16 anni dopo, i Green Day avevano previsto tutto
Con la musica, come con gli scherzi, si può dire qualsiasi cosa, persino la verità. Si può dire che un presidente ha mentito al proprio Paese; si può mettere in guardia le persone dall’irrazionale paura del diverso, dall’allarmismo immotivato dei media, dalla disinformazione. Perché la verità non sta tutta nella bocca degli anchor men, così come la sicurezza non è solo dentro le mura domestiche.
American Idiot, comunque, non fu uno scherzo: con 16 milioni di copie vendute in tutto il mondo è stato l’album di maggior successo dei Green Day, secondo solo a “Dookie” del 1994. Se però con Dookie il trio di Berkeley si era presentato sulla scena come un gruppo punk anni ’90 i cui testi parlavano di masturbazione, droghe e disagio adolescenziale, con American Idiot il punk evolve in rock, la durata dei brani si allunga (Jesus of Suburbia e Homecoming superano i 9 minuti) e l’ira giovanile matura in vera e propria denuncia politico-sociale. American Idiot ha regalato l’immortalità al gruppo, ne ha ampliato il pubblico e l’ha proiettato dritto negli anni 2000. E non solo.
Nelle ultime settimane mi sono messo a riascoltarlo con la stessa ossessione di quando avevo undici anni, ma con una consapevolezza differente, per certi versi inaspettata. Nel ricantare testi che conosco ormai a memoria, non ho potuto fare a meno di percepire un che di profetico. Per i Green Day il grande nemico erano “i nuovi media”, capaci di manipolare i sentimenti e le emozioni delle masse; erano la propaganda, le menzogne dell’establishment, era una società che si poneva come ideale la formazione di un mansueto gregge di idioti, più che di un popolo colto e consapevole.
La cosa sorprendente è che nell’autunno del 2004 l’onnipresenza del sistema mediatico nella vita delle persone era uno scherzo rispetto a oggi. I social network non esistevano. Facebook era stato lanciato da pochi mesi ed era ancora uno strumento confinato al perimetro dell’Università di Harvard. Non c’erano You Tube e tantomeno i sistemi di messaggistica istantanea. Ciononostante i Green Day cantavano di un mondo in pericolo, di una società alienata e drogata, rassegnata a retrocedere dinanzi a una subdola e invisibile manipolazione emotiva.
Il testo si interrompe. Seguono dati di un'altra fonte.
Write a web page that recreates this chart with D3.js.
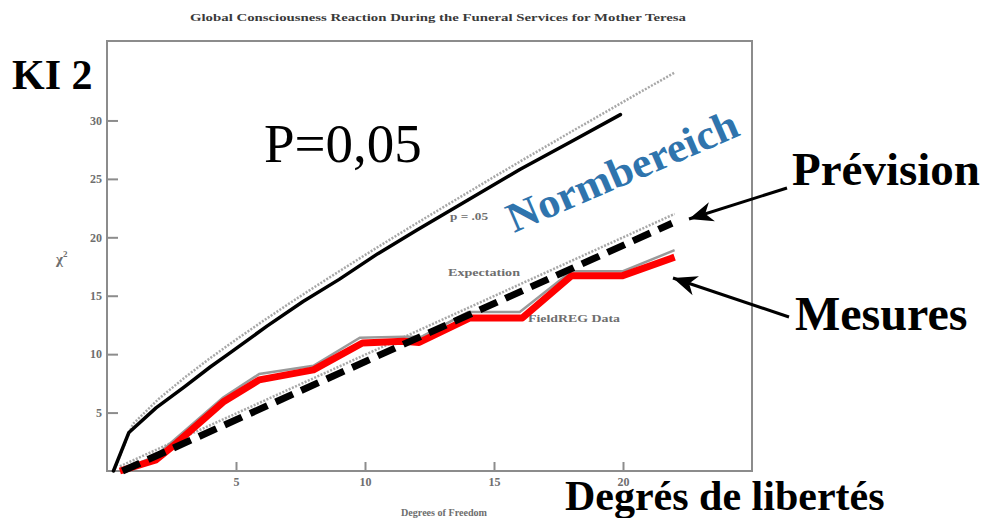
<!DOCTYPE html>
<html>
<head>
<meta charset="utf-8">
<script src="https://cdn.jsdelivr.net/npm/d3@7"></script>
<style>
  body { margin: 0; background: #fff; }
  svg { display: block; }
  .tick text { font-family: 'Liberation Serif', serif; font-weight: bold; font-size: 12px; fill: #6e6e6e; }
  .tick line { stroke: #8c8c8c; stroke-width: 2; }
  .domain { display: none; }
</style>
</head>
<body>
<svg id="chart"></svg>
<script>
// chi-square critical values at p = .05 (grey dotted curve of the original plot)
const critDf  = [0.3, 1, 2, 3, 4, 5, 6, 7, 8, 9, 10, 11, 12, 13, 14, 15, 16, 17, 18, 19, 20, 21, 22];
const critChi = [0, 3.84, 5.99, 7.81, 9.49, 11.07, 12.59, 14.07, 15.51, 16.92, 18.31, 19.68, 21.03,
                 22.36, 23.68, 25.0, 26.3, 27.59, 28.87, 30.14, 31.41, 32.67, 33.92];

// hand drawn black trace over the p = .05 curve
const traceDf  = [0.25, 0.85, 1.9, 3.0, 4.0, 4.7, 6.2, 7.6, 9.0, 10.5, 12.0, 13.3, 16.0, 18.0, 19.9];
const traceChi = [0, 3.3, 5.4, 7.2, 8.9, 10.0, 12.4, 14.5, 16.4, 18.6, 20.6, 22.3, 25.8, 28.2, 30.5];

// expectation (grey dotted) and the thick dashed "Prévision" line
const expectDf  = [0.5, 22];
const expectChi = [0.4, 22];
const predDf  = [0.6, 21.9];
const predChi = [0, 21.2];

// FieldREG data (grey) and the red "Mesures" trace
const fieldDf  = [0.5, 1.9, 4.5, 5.9, 8.0, 9.8, 11.5, 12.2, 14.0, 16.0, 18.0, 20.0, 22.0];
const fieldChi = [0, 1.3, 6.3, 8.3, 9.0, 11.4, 11.5, 11.5, 13.6, 13.6, 17.1, 17.1, 18.9];
const redDf  = [0.5, 1.9, 2.7, 4.5, 5.9, 8.0, 9.9, 11.5, 12.1, 14.07, 16.1, 18.0, 19.96, 22.0];
const redChi = [0, 0.95, 2.4, 5.9, 7.8, 8.65, 10.95, 11.1, 11.0, 13.1, 13.1, 16.7, 16.7, 18.3];

const xTicks = [5, 10, 15, 20];
const yTicks = [5, 10, 15, 20, 25, 30];

const width = 992, height = 518;
const frame = { left: 107, right: 752, top: 41, bottom: 471 };

const svg = d3.select('#chart').attr('width', width).attr('height', height);

const x = d3.scaleLinear().domain([0, 25]).range([frame.left, frame.right]);
const y = d3.scaleLinear().domain([0, 36.8]).range([frame.bottom, frame.top]);

// plot frame
svg.append('rect')
  .attr('x', frame.left).attr('y', frame.top)
  .attr('width', frame.right - frame.left).attr('height', frame.bottom - frame.top)
  .attr('fill', 'none').attr('stroke', '#8c8c8c').attr('stroke-width', 2);

// axes, ticks point inwards
svg.append('g')
  .attr('transform', `translate(${frame.left},0)`)
  .call(d3.axisLeft(y).tickValues(yTicks).tickSizeInner(-11).tickSizeOuter(0).tickPadding(5));

svg.append('g')
  .attr('transform', `translate(0,${frame.bottom})`)
  .call(d3.axisBottom(x).tickValues(xTicks).tickSizeInner(-9).tickSizeOuter(0).tickPadding(6));

// small texts of the scanned chart
svg.append('text')
  .attr('x', 190).attr('y', 21)
  .attr('textLength', 496).attr('lengthAdjust', 'spacingAndGlyphs')
  .style('font-family', 'Liberation Serif, serif').style('font-weight', 'bold')
  .style('font-size', '11px').style('fill', '#3a3a3a')
  .text('Global Consciousness Reaction During the Funeral Services for Mother Teresa');

svg.append('text')
  .attr('x', 401).attr('y', 516)
  .attr('textLength', 86).attr('lengthAdjust', 'spacingAndGlyphs')
  .style('font-family', 'Liberation Serif, serif').style('font-weight', 'bold')
  .style('font-size', '10px').style('fill', '#6e6e6e')
  .text('Degrees of Freedom');

const chiLabel = svg.append('text')
  .attr('x', 56).attr('y', 264)
  .style('font-family', 'Liberation Serif, serif').style('font-weight', 'bold')
  .style('font-size', '15px').style('fill', '#6e6e6e');
chiLabel.append('tspan').text('χ');
chiLabel.append('tspan').attr('dy', -7).style('font-size', '9px').text('2');

const smallLabels = [
  { text: 'p = .05', x: 450, y: 220, len: 38 },
  { text: 'Expectation', x: 448, y: 276, len: 72 },
  { text: 'FieldREG Data', x: 528, y: 322, len: 92 }
];
smallLabels.forEach(d => {
  svg.append('text')
    .attr('x', d.x).attr('y', d.y)
    .attr('textLength', d.len).attr('lengthAdjust', 'spacingAndGlyphs')
    .style('font-family', 'Liberation Serif, serif').style('font-weight', 'bold')
    .style('font-size', '10px').style('fill', '#6e6e6e')
    .text(d.text);
});

const line = d3.line().x(d => x(d[0])).y(d => y(d[1]));
const pairs = (a, b) => a.map((v, i) => [v, b[i]]);

// grey curves of the original plot
svg.append('path')
  .attr('d', line(pairs(critDf, critChi)))
  .attr('fill', 'none').attr('stroke', '#a8a8a8').attr('stroke-width', 2.5)
  .attr('stroke-dasharray', '2 1.5')
  .attr('transform', 'translate(0,-2)');

svg.append('path')
  .attr('d', line(pairs(expectDf, expectChi)))
  .attr('fill', 'none').attr('stroke', '#a8a8a8').attr('stroke-width', 2.5)
  .attr('stroke-dasharray', '2 1.5');

svg.append('path')
  .attr('d', line(pairs(fieldDf, fieldChi)))
  .attr('fill', 'none').attr('stroke', '#9a9a9a').attr('stroke-width', 2.5);

// hand drawn overlays
svg.append('path')
  .attr('d', line(pairs(traceDf, traceChi)))
  .attr('fill', 'none').attr('stroke', '#000').attr('stroke-width', 3.5)
  .attr('stroke-linejoin', 'round').attr('stroke-linecap', 'round');

svg.append('path')
  .attr('d', line(pairs(redDf, redChi)))
  .attr('fill', 'none').attr('stroke', '#ff0000').attr('stroke-width', 7)
  .attr('stroke-linejoin', 'round');

svg.append('path')
  .attr('d', line(pairs(predDf, predChi)))
  .attr('fill', 'none').attr('stroke', '#000').attr('stroke-width', 7)
  .attr('stroke-dasharray', '19 9');

// overlay annotations
const bigText = (txt, px, py, size, weight) => svg.append('text')
  .attr('x', px).attr('y', py)
  .style('font-family', 'Liberation Serif, Times New Roman, serif')
  .style('font-weight', weight).style('font-size', size + 'px').style('fill', '#000')
  .text(txt);

bigText('KI 2', 12, 89, 42, 'bold');
bigText('P=0,05', 264, 162, 55, 'normal');
bigText('Prévision', 792, 185, 47, 'bold');
bigText('Mesures', 795, 330, 48, 'bold');
bigText('Degrés de libertés', 565, 510, 42, 'bold');

svg.append('text')
  .attr('transform', 'translate(514,233) rotate(-23.3)')
  .attr('textLength', 248).attr('lengthAdjust', 'spacingAndGlyphs')
  .style('font-family', 'Liberation Serif, serif').style('font-weight', 'bold')
  .style('font-size', '42px').style('fill', '#2f74ad')
  .text('Normbereich');

// arrows
svg.append('defs').append('marker')
  .attr('id', 'head')
  .attr('markerUnits', 'userSpaceOnUse')
  .attr('viewBox', '-26 -12 28 24')
  .attr('refX', 0).attr('refY', 0)
  .attr('markerWidth', 28).attr('markerHeight', 24)
  .attr('orient', 'auto')
  .append('path')
  .attr('d', 'M0,0 L-24,-10 L-17,0 L-24,10 Z')
  .attr('fill', '#000');

const arrows = [
  { from: [787, 188], to: [689, 219] },
  { from: [789, 317], to: [673, 278] }
];
arrows.forEach(a => {
  svg.append('line')
    .attr('x1', a.from[0]).attr('y1', a.from[1])
    .attr('x2', a.to[0]).attr('y2', a.to[1])
    .attr('stroke', '#000').attr('stroke-width', 3)
    .attr('marker-end', 'url(#head)');
});
</script>
</body>
</html>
Il paragone con i giorni nostri, dove l’informazione proviene da un numero spropositato di fonti, per la maggior parte inattendibili, dove lo smartphone è diventato il prolungamento della mano, dove le persone trascorrono quasi l’intera giornata davanti a uno schermo, fa tremare i polsi. Se prima bastava spegnere la tv per disconnettersi dal “Matrix”, oggi rinunciare ai social e a Whatsapp equivale a una scelta di vita ascetica. E se ricordiamo l’amministrazione Bush come un establishment bugiardo, cosa dovremmo dire dei quattro anni di Donald Trump? E poi, non ricordo le sette di terrapiattisti, no vax e compagnia cantante. Ma su questo fronte ammetto la mia ignoranza, magari c’erano e non l’ho mai saputo.
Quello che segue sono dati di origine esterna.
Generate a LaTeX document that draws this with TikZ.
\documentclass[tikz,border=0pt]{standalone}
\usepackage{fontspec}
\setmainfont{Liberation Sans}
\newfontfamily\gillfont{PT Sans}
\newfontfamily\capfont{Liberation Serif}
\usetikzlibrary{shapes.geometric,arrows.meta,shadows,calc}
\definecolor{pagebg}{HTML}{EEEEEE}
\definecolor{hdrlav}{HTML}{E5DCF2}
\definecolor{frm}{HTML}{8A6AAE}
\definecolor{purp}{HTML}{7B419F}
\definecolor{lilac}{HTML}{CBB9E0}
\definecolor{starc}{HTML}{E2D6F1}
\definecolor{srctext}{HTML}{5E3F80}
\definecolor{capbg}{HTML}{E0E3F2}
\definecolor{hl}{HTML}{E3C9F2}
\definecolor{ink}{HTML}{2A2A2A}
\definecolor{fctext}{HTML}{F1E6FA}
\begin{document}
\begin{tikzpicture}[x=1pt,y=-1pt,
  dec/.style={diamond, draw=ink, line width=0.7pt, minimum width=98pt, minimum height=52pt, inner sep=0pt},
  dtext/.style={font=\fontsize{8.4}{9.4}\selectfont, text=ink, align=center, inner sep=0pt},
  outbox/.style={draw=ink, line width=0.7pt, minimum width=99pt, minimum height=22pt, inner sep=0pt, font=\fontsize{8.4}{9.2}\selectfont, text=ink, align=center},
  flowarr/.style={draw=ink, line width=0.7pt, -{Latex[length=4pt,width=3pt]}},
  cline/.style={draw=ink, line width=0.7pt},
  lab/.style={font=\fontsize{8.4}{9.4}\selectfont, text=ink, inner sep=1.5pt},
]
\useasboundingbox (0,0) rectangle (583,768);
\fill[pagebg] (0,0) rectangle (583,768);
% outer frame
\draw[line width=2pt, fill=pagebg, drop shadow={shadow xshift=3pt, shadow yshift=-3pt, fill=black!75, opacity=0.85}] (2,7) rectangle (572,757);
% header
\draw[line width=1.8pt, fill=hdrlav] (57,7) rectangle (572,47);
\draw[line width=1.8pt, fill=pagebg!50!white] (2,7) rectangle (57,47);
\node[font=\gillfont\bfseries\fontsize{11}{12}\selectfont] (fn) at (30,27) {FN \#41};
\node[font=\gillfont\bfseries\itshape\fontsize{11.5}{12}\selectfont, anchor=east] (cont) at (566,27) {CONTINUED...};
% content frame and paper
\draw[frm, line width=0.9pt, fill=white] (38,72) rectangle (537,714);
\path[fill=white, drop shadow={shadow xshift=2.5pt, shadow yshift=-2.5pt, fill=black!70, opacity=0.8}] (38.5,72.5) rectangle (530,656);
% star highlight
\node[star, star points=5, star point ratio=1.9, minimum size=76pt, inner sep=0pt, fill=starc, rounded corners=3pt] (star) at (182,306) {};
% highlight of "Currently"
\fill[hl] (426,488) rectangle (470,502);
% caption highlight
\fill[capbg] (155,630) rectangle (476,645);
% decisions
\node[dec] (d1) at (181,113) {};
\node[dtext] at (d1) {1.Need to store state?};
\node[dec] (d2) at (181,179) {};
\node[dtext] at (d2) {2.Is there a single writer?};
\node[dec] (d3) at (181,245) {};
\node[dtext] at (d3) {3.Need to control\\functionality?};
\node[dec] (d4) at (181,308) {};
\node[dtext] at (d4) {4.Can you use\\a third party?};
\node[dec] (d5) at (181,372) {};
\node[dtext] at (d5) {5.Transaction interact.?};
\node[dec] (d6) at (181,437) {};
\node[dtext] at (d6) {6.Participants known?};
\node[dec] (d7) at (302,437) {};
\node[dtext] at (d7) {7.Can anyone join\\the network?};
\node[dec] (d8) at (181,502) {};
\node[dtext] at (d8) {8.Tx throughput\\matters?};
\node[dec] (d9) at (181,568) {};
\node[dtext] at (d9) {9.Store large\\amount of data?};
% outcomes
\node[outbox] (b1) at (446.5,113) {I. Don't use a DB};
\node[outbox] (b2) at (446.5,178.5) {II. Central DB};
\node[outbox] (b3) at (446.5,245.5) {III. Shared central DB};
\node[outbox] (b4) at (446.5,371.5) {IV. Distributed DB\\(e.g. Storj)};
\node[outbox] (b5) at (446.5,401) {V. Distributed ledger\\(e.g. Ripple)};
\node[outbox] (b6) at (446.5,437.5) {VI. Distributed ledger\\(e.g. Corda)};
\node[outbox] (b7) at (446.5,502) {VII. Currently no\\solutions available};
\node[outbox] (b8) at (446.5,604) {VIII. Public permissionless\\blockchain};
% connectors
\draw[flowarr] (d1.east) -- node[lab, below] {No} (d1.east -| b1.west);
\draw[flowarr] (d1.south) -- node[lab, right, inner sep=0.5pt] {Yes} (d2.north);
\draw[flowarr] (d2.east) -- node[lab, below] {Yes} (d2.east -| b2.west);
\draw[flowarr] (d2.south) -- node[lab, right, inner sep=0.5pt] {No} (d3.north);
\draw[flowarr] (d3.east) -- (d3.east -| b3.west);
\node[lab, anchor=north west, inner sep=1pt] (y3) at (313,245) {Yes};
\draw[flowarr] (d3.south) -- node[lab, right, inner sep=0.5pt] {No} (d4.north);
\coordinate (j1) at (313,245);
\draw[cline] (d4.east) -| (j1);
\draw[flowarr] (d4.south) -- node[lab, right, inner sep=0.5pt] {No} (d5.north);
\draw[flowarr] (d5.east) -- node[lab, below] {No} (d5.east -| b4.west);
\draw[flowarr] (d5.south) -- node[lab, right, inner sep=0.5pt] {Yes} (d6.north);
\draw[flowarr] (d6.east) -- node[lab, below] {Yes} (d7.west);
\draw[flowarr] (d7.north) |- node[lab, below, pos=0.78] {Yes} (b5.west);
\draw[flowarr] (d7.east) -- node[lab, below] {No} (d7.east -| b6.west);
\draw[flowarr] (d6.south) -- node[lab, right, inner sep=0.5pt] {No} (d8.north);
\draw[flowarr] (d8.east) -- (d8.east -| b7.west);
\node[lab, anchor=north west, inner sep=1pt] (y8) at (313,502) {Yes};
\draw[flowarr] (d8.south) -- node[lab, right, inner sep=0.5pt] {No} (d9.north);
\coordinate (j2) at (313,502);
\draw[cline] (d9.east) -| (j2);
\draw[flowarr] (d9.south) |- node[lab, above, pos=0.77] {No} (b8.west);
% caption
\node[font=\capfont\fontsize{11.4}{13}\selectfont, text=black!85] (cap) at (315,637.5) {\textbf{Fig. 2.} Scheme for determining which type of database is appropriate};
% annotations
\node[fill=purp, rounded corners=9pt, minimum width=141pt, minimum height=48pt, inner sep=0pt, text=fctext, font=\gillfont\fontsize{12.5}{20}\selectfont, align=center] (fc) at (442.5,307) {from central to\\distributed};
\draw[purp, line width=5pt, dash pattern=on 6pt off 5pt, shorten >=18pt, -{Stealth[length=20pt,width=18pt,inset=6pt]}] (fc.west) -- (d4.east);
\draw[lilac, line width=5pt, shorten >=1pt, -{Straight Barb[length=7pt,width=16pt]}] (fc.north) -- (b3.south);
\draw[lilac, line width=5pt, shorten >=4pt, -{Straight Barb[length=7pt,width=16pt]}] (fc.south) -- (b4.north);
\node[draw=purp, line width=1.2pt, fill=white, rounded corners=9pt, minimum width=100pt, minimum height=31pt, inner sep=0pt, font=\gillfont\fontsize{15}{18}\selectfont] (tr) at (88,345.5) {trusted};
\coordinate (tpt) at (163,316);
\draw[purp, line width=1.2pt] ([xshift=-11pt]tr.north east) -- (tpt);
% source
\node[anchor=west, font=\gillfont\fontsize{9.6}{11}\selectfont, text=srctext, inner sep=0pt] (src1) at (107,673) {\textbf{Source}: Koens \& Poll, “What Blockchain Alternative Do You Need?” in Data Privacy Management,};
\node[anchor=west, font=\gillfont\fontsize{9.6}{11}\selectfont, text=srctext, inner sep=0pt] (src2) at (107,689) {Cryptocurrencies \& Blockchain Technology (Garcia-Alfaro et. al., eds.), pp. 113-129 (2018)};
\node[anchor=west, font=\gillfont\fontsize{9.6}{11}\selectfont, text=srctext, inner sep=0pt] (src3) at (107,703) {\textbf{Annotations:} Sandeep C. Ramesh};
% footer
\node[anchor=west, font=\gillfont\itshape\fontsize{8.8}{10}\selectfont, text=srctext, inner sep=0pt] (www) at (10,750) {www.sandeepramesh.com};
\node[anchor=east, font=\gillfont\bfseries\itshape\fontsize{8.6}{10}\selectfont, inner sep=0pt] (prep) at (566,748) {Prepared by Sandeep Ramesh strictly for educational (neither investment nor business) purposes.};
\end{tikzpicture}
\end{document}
Rispetto a sedici anni fa l’american idiot dei Green Day non solo è un po’ più “idiota”, ma non è più solo americano. Si è moltiplicato, si è evoluto, si è sempre più dissociato dalla realtà. Se prima non aveva nulla in cui credere, oggi crede in cose non vere. Se prima il suo pensiero era anestetizzato e vuoto, oggi è radicalizzato e gonfio d’odio e la causa è sempre la stessa: un’inconfessabile e inascoltata paura. Mi piace pensare che i Green Day avessero intuito la pericolosità di un fenomeno all’epoca ancora in stato embrionale. È la consolazione di chi ha visto e subito tutto senza capire, se non troppo tardi. È una consolazione da scemi, anzi, da idioti. Ed è con questa colpa sul cuore che apro Spotify, alzo il volume al massimo e grido, oggi più di ieri: “Don’t wanna be an american idiot!”